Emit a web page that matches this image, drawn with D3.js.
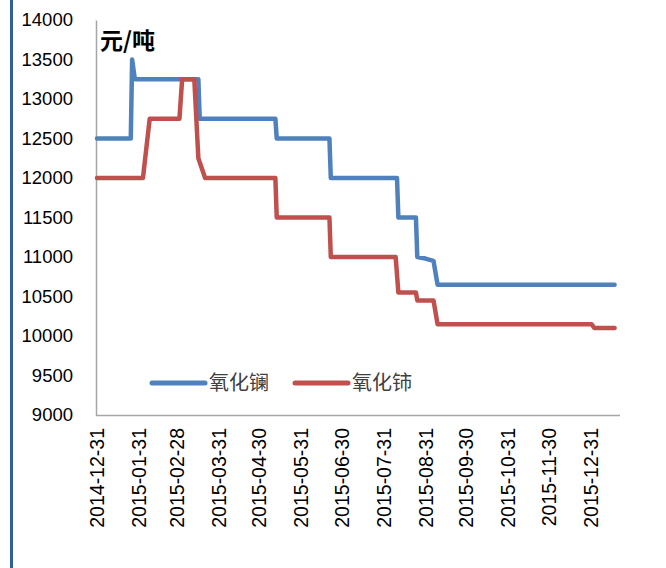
<!DOCTYPE html>
<html><head><meta charset="utf-8">
<script src="https://cdn.jsdelivr.net/npm/d3@7/dist/d3.min.js"></script>
<style>body{margin:0;background:#fff}svg{display:block}</style>
</head><body>
<svg id="c" width="666" height="568"></svg>
<script>
const seriesNames = ["氧化镧", "氧化铈"];
const seriesColors = ["#4f81bd", "#c0504d"];
const lanthanumDates = ["2014-12-31","2015-01-25","2015-01-26","2015-01-28","2015-03-16","2015-03-17","2015-05-12","2015-05-13","2015-06-21","2015-06-22","2015-08-10","2015-08-11","2015-08-24","2015-08-25","2015-08-31","2015-09-06","2015-09-09","2016-01-18"];
const lanthanumValues = [12500,12500,13500,13250,13250,12750,12750,12500,12500,12000,12000,11500,11500,11000,10980,10950,10650,10650];
const ceriumDates = ["2014-12-31","2015-02-03","2015-02-08","2015-03-02","2015-03-04","2015-03-13","2015-03-16","2015-03-21","2015-05-12","2015-05-13","2015-06-21","2015-06-22","2015-08-09","2015-08-11","2015-08-24","2015-08-25","2015-09-06","2015-09-09","2016-01-01","2016-01-03","2016-01-18"];
const ceriumValues = [12000,12000,12750,12750,13250,13250,12250,12000,12000,11500,11500,11000,11000,10550,10550,10450,10450,10150,10150,10100,10100];
const xTickLabels = ["2014-12-31","2015-01-31","2015-02-28","2015-03-31","2015-04-30","2015-05-31","2015-06-30","2015-07-31","2015-08-31","2015-09-30","2015-10-31","2015-11-30","2015-12-31"];
const yTicks = [9000,9500,10000,10500,11000,11500,12000,12500,13000,13500,14000];
const unitLabel = "元/吨";

const parse = d3.timeParse("%Y-%m-%d");
const svg = d3.select("#c");

// left decorative bar
svg.append("rect").attr("x",10).attr("y",0).attr("width",3).attr("height",568).attr("fill","#2f5f9f");

const x = d3.scaleTime().domain([parse("2014-12-31"), parse("2016-01-22")]).range([97, 620]);
const y = d3.scaleLinear().domain([9000, 14000]).range([415, 20]);

// axes
const yAxis = svg.append("g").attr("transform","translate(96,0)")
  .call(d3.axisLeft(y).tickValues(yTicks).tickSize(0).tickPadding(23).tickFormat(d3.format("d")));
yAxis.select(".domain").attr("stroke","#a6a6a6").attr("stroke-width",1.5);
yAxis.selectAll("text").attr("font-family","'Liberation Sans', Arial, sans-serif").attr("font-size",18.5).attr("fill","#000");

const xAxis = svg.append("g").attr("transform","translate(0,415)")
  .call(d3.axisBottom(x).tickValues(xTickLabels.map(parse)).tickSize(0).tickSizeOuter(0).tickFormat(d3.timeFormat("%Y-%m-%d")));
xAxis.select(".domain").attr("stroke","#a6a6a6").attr("stroke-width",1.5).attr("d","M96,0.5H620");
xAxis.selectAll("text")
  .attr("font-family","'Liberation Sans', Arial, sans-serif").attr("font-size",19.5).attr("fill","#000")
  .attr("transform","rotate(-90)").attr("text-anchor","end").attr("dy","0.35em").attr("x",-13).attr("y",0);

// lines
const line = d3.line().x(d => x(d[0])).y(d => y(d[1]));
const seriesData = [
  lanthanumDates.map((d,i) => [parse(d), lanthanumValues[i]]),
  ceriumDates.map((d,i) => [parse(d), ceriumValues[i]])
];
[0,1].forEach(i => {
  svg.append("path").datum(seriesData[i]).attr("d", line)
    .attr("fill","none").attr("stroke",seriesColors[i]).attr("stroke-width",4.5)
    .attr("stroke-linejoin","round").attr("stroke-linecap","round");
});

// unit label
svg.append("text").attr("x",100).attr("y",49).text(unitLabel)
  .attr("font-family","'Noto Sans CJK SC', sans-serif").attr("font-weight","bold").attr("font-size",23).attr("fill","#000");

// legend
const legendX = [152, 295];
seriesNames.forEach((n,i) => {
  svg.append("line").attr("x1",legendX[i]).attr("x2",legendX[i]+53).attr("y1",383).attr("y2",383)
    .attr("stroke",seriesColors[i]).attr("stroke-width",5).attr("stroke-linecap","round");
  svg.append("text").attr("x",legendX[i]+57).attr("y",390).text(n)
    .attr("font-family","'Noto Sans CJK SC', sans-serif").attr("font-size",20).attr("fill","#404040");
});
</script>
</body></html>
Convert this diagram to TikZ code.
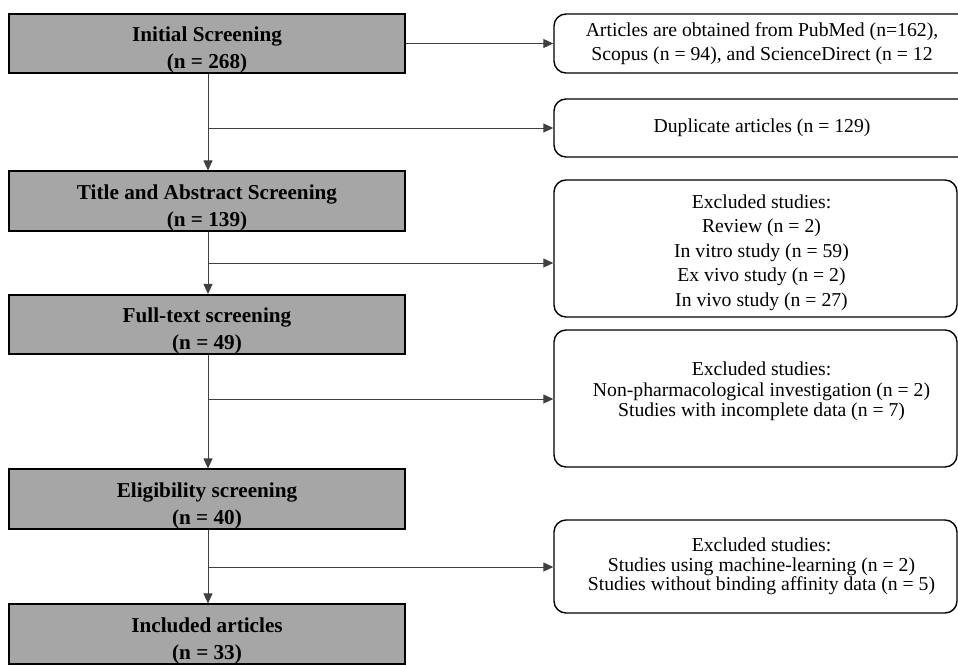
\documentclass[tikz,border=0pt]{standalone}
\usepackage{fontspec}
\setmainfont{Liberation Serif}
\usetikzlibrary{arrows.meta}
\definecolor{boxgray}{HTML}{A6A6A6}
\definecolor{linegray}{HTML}{404040}
\newcommand{\mytopstrut}{\rule{0pt}{28pt}}
\newcommand{\myrshift}{\hspace*{12pt}}
\begin{document}
\begin{tikzpicture}[x=1pt,y=-1pt,
  mainbox/.style={draw=black, line width=1.6pt, fill=boxgray, minimum width=396pt, minimum height=58pt, inner sep=0pt, align=center, font=\fontsize{21.2}{27}\selectfont\bfseries},
  sidebox/.style={draw=black, line width=1.4pt, rounded corners=12pt, inner sep=0pt, align=center, font=\fontsize{19.7}{24}\selectfont},
  conn/.style={draw=linegray, line width=0.9pt},
  arr/.style={conn, -{Triangle[length=10pt,width=9pt]}}]
\useasboundingbox (0,0) rectangle (958,664);
\clip (0,0) rectangle (958,664);
\fill[white] (0,0) rectangle (958,664);

% left column
\node[mainbox, minimum height=59pt] (init) at (207,43.5) {\mytopstrut Initial Screening\\(n = 268)};
\node[mainbox] (title) at (207,201) {\mytopstrut Title and Abstract Screening\\(n = 139)};
\node[mainbox, minimum height=59pt] (full) at (207,324.5) {\mytopstrut Full-text screening\\(n = 49)};
\node[mainbox] (elig) at (207,499) {\mytopstrut Eligibility screening\\(n = 40)};
\node[mainbox] (incl) at (207,634) {\mytopstrut Included articles\\(n = 33)};

% right column
\node[sidebox, minimum width=416pt, minimum height=59pt] (r1) at (762,43.5) {Articles are obtained from PubMed (n=162),\\Scopus (n = 94), and ScienceDirect (n = 12};
\node[sidebox, minimum width=416pt, minimum height=58pt] (r2) at (762,128) {Duplicate articles (n = 129)};
\node[sidebox, minimum width=403pt, minimum height=137pt, font=\fontsize{19.7}{24.5}\selectfont] (r3) at (755.5,248.5) {\myrshift\rule{0pt}{22pt}Excluded studies:\\\myrshift Review (n = 2)\\\myrshift In vitro study (n = 59)\\\myrshift Ex vivo study (n = 2)\\\myrshift In vivo study (n = 27)};
\node[sidebox, minimum width=403pt, minimum height=137pt, font=\fontsize{19.7}{20.5}\selectfont] (r4) at (755.5,398.5) {\myrshift Excluded studies:\\\myrshift Non-pharmacological investigation (n = 2)\\\myrshift Studies with incomplete data (n = 7)\rule[-18pt]{0pt}{0pt}};
\node[sidebox, minimum width=403pt, minimum height=93pt, font=\fontsize{19.7}{19.5}\selectfont] (r5) at (755.5,566.5) {\myrshift Excluded studies:\\\myrshift Studies using machine-learning (n = 2)\\\myrshift Studies without binding affinity data (n = 5)};

% branch points
\coordinate (b1) at (208,128);
\coordinate (b2) at (208,263);
\coordinate (b3) at (208,399);
\coordinate (b4) at (208,567);

% connectors
\draw[arr] (init.east) -- (r1.west);
\draw[arr] (init.south -| b1) -- (title.north -| b1);
\draw[arr] (b1) -- (b1 -| r2.west);
\draw[arr] (title.south -| b2) -- (full.north -| b2);
\draw[arr] (b2) -- (b2 -| r3.west);
\draw[arr] (full.south -| b3) -- (elig.north -| b3);
\draw[arr] (b3) -- (b3 -| r4.west);
\draw[arr] (elig.south -| b4) -- (incl.north -| b4);
\draw[arr] (b4) -- (b4 -| r5.west);
\end{tikzpicture}
\end{document}
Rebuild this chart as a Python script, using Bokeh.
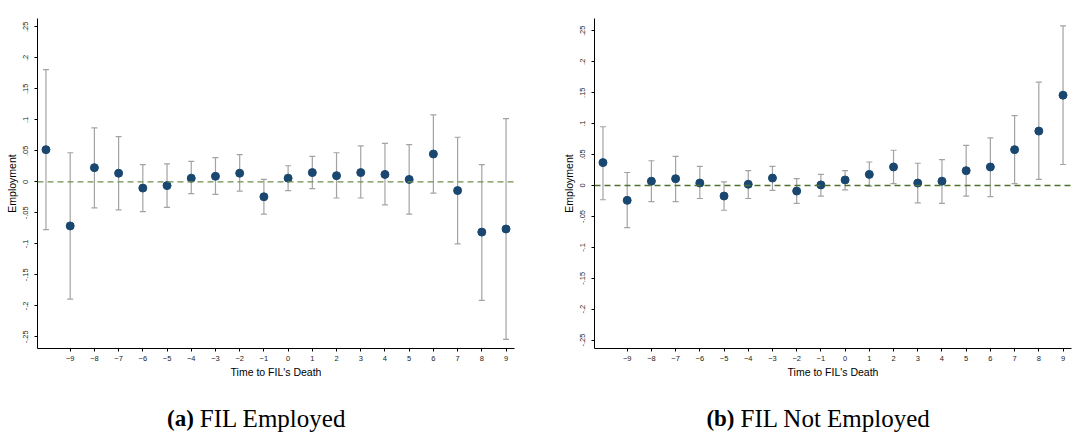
from bokeh.plotting import figure
from bokeh.layouts import row, column
from bokeh.models import Range1d, FixedTicker, Span
from bokeh.core.properties import value
from bokeh.embed import file_html
from bokeh.resources import INLINE

# ---- data ----
time = list(range(-10, 10))
x_ticks = list(range(-9, 10))
y_ticks = [-0.25, -0.2, -0.15, -0.1, -0.05, 0.0, 0.05, 0.1, 0.15, 0.2, 0.25]
y_tick_labels = ["-.25", "-.2", "-.15", "-.1", "-.05", "0", ".05", ".1", ".15", ".2", ".25"]

coef_a = [0.052, -0.071, 0.023, 0.014, -0.010, -0.006, 0.006, 0.009, 0.014, -0.024,
          0.006, 0.015, 0.010, 0.015, 0.012, 0.004, 0.045, -0.014, -0.081, -0.076]
hi_a = [0.181, 0.047, 0.087, 0.073, 0.028, 0.029, 0.033, 0.039, 0.044, 0.004,
        0.026, 0.041, 0.047, 0.058, 0.062, 0.060, 0.108, 0.072, 0.028, 0.102]
lo_a = [-0.077, -0.189, -0.042, -0.045, -0.048, -0.041, -0.019, -0.020, -0.015, -0.052,
        -0.014, -0.011, -0.026, -0.026, -0.037, -0.052, -0.018, -0.100, -0.191, -0.254]

coef_b = [0.037, -0.024, 0.007, 0.011, 0.004, -0.017, 0.002, 0.012, -0.009, 0.001,
          0.009, 0.018, 0.030, 0.004, 0.007, 0.024, 0.030, 0.058, 0.088, 0.146]
hi_b = [0.095, 0.021, 0.040, 0.047, 0.031, 0.006, 0.024, 0.031, 0.011, 0.018,
        0.024, 0.038, 0.057, 0.036, 0.042, 0.065, 0.077, 0.113, 0.167, 0.258]
lo_b = [-0.023, -0.068, -0.026, -0.026, -0.021, -0.040, -0.021, -0.008, -0.029, -0.017,
        -0.007, -0.001, 0.003, -0.028, -0.029, -0.017, -0.018, 0.003, 0.010, 0.034]

tags = ["(a)", "(b)"]
captions = ["FIL Employed", "FIL Not Employed"]

FONT = "Liberation Sans"
SERIF = "Liberation Serif"
NAVY = "#1a476f"
BAR = "#a3a3a3"
CAP_W = 1086
CAP_H = 43


def panel(coef, lo, hi, yr, border_right, zero_color):
    p = figure(frame_width=477, frame_height=330,
               x_range=Range1d(-10.35, 9.35), y_range=Range1d(*yr),
               output_backend="svg", toolbar_location=None,
               min_border_left=37, min_border_right=border_right,
               min_border_top=18, min_border_bottom=45)
    p.outline_line_color = None
    p.grid.visible = False
    p.background_fill_color = "white"
    p.border_fill_color = "white"

    for ax in (p.xaxis[0], p.yaxis[0]):
        ax.axis_line_color = "black"
        ax.axis_line_width = 1
        ax.major_tick_line_color = "black"
        ax.major_tick_out = 3
        ax.major_tick_in = 0
        ax.minor_tick_line_color = None
        ax.major_label_text_font = FONT
        ax.major_label_text_font_size = "7.5px"
        ax.major_label_text_color = "#222222"
        ax.axis_label_text_font = FONT
        ax.axis_label_text_font_size = "10.5px"
        ax.axis_label_text_font_style = "normal"
        ax.axis_label_text_color = "black"

    p.xaxis.ticker = FixedTicker(ticks=x_ticks)
    p.xaxis.axis_label = "Time to FIL's Death"
    p.xaxis.major_label_standoff = 4
    p.xaxis.axis_label_standoff = 2

    p.yaxis.ticker = FixedTicker(ticks=y_ticks)
    p.yaxis.major_label_overrides = {v: s for v, s in zip(y_ticks, y_tick_labels)}
    p.yaxis.major_label_orientation = "vertical"
    p.yaxis.axis_label = "Employment"
    p.yaxis.major_label_standoff = 6
    p.yaxis.axis_label_standoff = 3

    p.add_layout(Span(location=0, dimension="width", line_color=zero_color,
                      line_width=1.4, line_dash="6 4"))

    p.segment(x0=time, y0=lo, x1=time, y1=hi, line_color=BAR, line_width=1.2)
    p.scatter(x=time, y=hi, marker="dash", size=6, line_color=BAR, line_width=1.2)
    p.scatter(x=time, y=lo, marker="dash", size=6, line_color=BAR, line_width=1.2)
    p.scatter(x=time, y=coef, marker="circle", size=8, fill_color=NAVY, line_color=NAVY)
    return p


pa = panel(coef_a, lo_a, hi_a, (-0.2687, 0.2635), 43, "#6f8f4f")
pb = panel(coef_b, lo_b, hi_b, (-0.2635, 0.2700), 15, "#50702f")

# caption strip spanning the full width (x in page pixels)
cap = figure(width=CAP_W, height=CAP_H, x_range=Range1d(0, CAP_W), y_range=Range1d(0, CAP_H),
             output_backend="svg", toolbar_location=None, min_border=0,
             x_axis_location=None, y_axis_location=None)
cap.grid.visible = False
cap.outline_line_color = None
cap.title.visible = False
cap_x = [199.3, 740.0]
cap_y = [18.5, 18.5]
cap.text(x=[v - 6 for v in cap_x], y=cap_y, text=tags, text_font=value(SERIF),
         text_font_size="23px", text_font_style="bold", text_align="right",
         text_baseline="alphabetic", text_color="black")
cap.text(x=cap_x, y=cap_y, text=captions, text_font=value(SERIF),
         text_font_size="25px", text_align="left", text_baseline="alphabetic",
         text_color="black")

layout = column(row(pa, pb), cap)
open("out.html", "w").write(file_html(layout, INLINE))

^^^^^^^^^^^^^^^^

## [AIM OF THE TASK]
Give again the lines from "Rebuild this chart" to "-0.100, -0.191, -0.254]" exactly, both of those lines included, and do not include any pictures.

## [THE OUTPUT]
Rebuild this chart as a Python script, using Bokeh.
from bokeh.plotting import figure
from bokeh.layouts import row, column
from bokeh.models import Range1d, FixedTicker, Span
from bokeh.core.properties import value
from bokeh.embed import file_html
from bokeh.resources import INLINE

# ---- data ----
time = list(range(-10, 10))
x_ticks = list(range(-9, 10))
y_ticks = [-0.25, -0.2, -0.15, -0.1, -0.05, 0.0, 0.05, 0.1, 0.15, 0.2, 0.25]
y_tick_labels = ["-.25", "-.2", "-.15", "-.1", "-.05", "0", ".05", ".1", ".15", ".2", ".25"]

coef_a = [0.052, -0.071, 0.023, 0.014, -0.010, -0.006, 0.006, 0.009, 0.014, -0.024,
          0.006, 0.015, 0.010, 0.015, 0.012, 0.004, 0.045, -0.014, -0.081, -0.076]
hi_a = [0.181, 0.047, 0.087, 0.073, 0.028, 0.029, 0.033, 0.039, 0.044, 0.004,
        0.026, 0.041, 0.047, 0.058, 0.062, 0.060, 0.108, 0.072, 0.028, 0.102]
lo_a = [-0.077, -0.189, -0.042, -0.045, -0.048, -0.041, -0.019, -0.020, -0.015, -0.052,
        -0.014, -0.011, -0.026, -0.026, -0.037, -0.052, -0.018, -0.100, -0.191, -0.254]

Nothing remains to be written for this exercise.